### The problem:
Select, from the data, each line where "this" occurs.

### Material provided:
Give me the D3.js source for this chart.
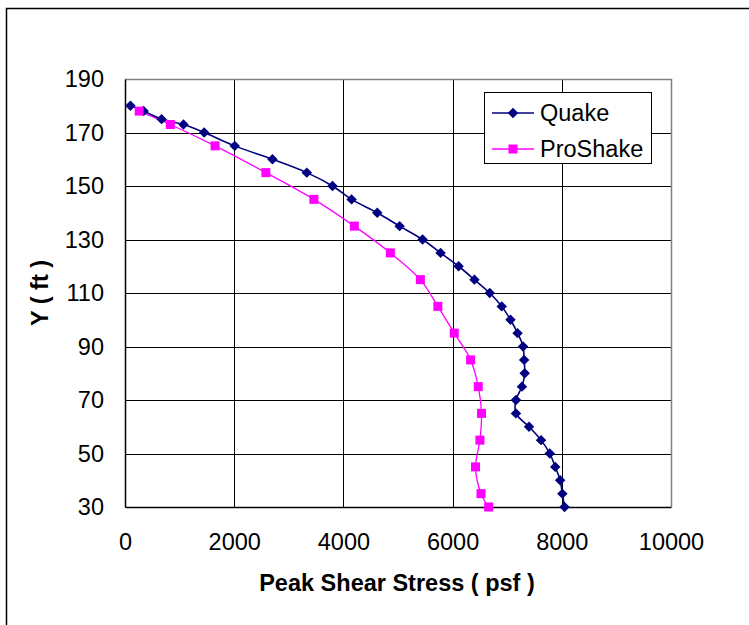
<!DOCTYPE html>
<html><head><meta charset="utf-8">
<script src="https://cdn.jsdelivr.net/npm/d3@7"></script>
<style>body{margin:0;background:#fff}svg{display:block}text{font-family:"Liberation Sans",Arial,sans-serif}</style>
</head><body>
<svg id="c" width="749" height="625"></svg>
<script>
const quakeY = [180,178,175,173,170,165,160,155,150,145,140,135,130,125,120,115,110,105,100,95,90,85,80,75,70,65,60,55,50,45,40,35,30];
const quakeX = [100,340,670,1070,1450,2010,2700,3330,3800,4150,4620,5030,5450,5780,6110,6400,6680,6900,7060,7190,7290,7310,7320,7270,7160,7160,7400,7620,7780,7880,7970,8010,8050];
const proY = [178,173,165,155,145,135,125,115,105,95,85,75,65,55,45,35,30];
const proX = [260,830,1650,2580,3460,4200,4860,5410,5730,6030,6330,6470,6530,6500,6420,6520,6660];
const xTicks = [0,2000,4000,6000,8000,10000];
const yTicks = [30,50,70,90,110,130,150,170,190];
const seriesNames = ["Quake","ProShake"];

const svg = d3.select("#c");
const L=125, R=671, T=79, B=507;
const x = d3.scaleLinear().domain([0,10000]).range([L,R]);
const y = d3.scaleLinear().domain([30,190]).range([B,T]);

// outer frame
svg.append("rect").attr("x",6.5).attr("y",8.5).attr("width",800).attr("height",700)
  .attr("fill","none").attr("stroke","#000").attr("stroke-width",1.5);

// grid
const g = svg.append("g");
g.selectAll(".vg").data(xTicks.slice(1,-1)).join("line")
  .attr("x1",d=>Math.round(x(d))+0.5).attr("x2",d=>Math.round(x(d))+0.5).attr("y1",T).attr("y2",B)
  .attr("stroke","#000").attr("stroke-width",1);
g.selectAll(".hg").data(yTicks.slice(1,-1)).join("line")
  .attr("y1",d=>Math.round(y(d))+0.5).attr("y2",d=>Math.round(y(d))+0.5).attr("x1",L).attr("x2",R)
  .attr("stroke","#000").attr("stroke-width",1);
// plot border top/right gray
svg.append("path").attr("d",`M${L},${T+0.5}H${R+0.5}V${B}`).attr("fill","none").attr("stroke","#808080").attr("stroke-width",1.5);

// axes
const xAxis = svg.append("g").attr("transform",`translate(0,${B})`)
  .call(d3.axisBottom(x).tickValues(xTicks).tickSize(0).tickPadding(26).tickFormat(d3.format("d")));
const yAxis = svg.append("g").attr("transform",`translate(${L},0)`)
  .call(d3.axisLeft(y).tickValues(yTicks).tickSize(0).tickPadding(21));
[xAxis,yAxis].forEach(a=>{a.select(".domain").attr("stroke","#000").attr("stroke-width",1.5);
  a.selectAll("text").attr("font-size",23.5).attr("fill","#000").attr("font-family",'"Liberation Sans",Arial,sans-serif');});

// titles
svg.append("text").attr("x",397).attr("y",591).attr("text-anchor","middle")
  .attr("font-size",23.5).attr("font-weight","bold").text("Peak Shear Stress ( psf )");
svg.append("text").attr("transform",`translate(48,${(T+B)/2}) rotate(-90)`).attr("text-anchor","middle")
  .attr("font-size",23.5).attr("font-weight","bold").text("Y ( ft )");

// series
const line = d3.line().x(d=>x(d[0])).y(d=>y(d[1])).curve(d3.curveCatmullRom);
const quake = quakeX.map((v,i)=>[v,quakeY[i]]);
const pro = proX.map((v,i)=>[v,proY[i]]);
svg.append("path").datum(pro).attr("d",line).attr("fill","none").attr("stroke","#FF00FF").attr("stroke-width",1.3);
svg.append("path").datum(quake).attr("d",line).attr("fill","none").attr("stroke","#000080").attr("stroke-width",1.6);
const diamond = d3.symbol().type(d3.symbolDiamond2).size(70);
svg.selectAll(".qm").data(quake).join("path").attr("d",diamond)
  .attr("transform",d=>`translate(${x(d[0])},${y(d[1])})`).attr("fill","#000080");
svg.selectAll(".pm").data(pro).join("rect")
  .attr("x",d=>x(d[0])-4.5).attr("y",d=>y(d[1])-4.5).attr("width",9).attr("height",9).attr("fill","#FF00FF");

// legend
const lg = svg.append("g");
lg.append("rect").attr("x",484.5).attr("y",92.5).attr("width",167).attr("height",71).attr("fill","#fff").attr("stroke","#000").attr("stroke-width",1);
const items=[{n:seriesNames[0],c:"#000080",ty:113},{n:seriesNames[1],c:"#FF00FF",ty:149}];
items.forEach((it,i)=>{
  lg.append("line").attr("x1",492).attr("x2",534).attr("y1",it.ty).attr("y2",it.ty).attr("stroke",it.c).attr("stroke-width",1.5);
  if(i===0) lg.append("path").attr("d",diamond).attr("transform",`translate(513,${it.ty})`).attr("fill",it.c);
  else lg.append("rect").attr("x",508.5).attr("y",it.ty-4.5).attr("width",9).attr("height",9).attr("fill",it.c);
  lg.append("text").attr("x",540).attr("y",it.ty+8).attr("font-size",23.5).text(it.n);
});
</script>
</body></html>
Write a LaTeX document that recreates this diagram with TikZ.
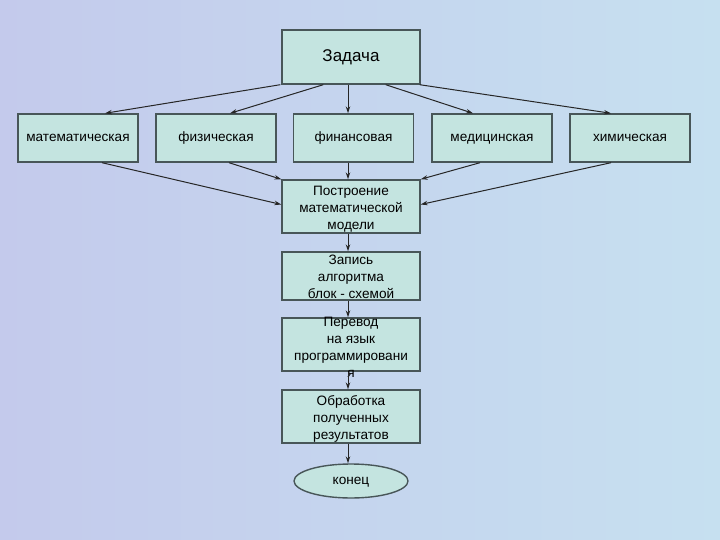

### Expected output:
Give me the D3.js source for this chart.
Write a LaTeX document that recreates this diagram with TikZ.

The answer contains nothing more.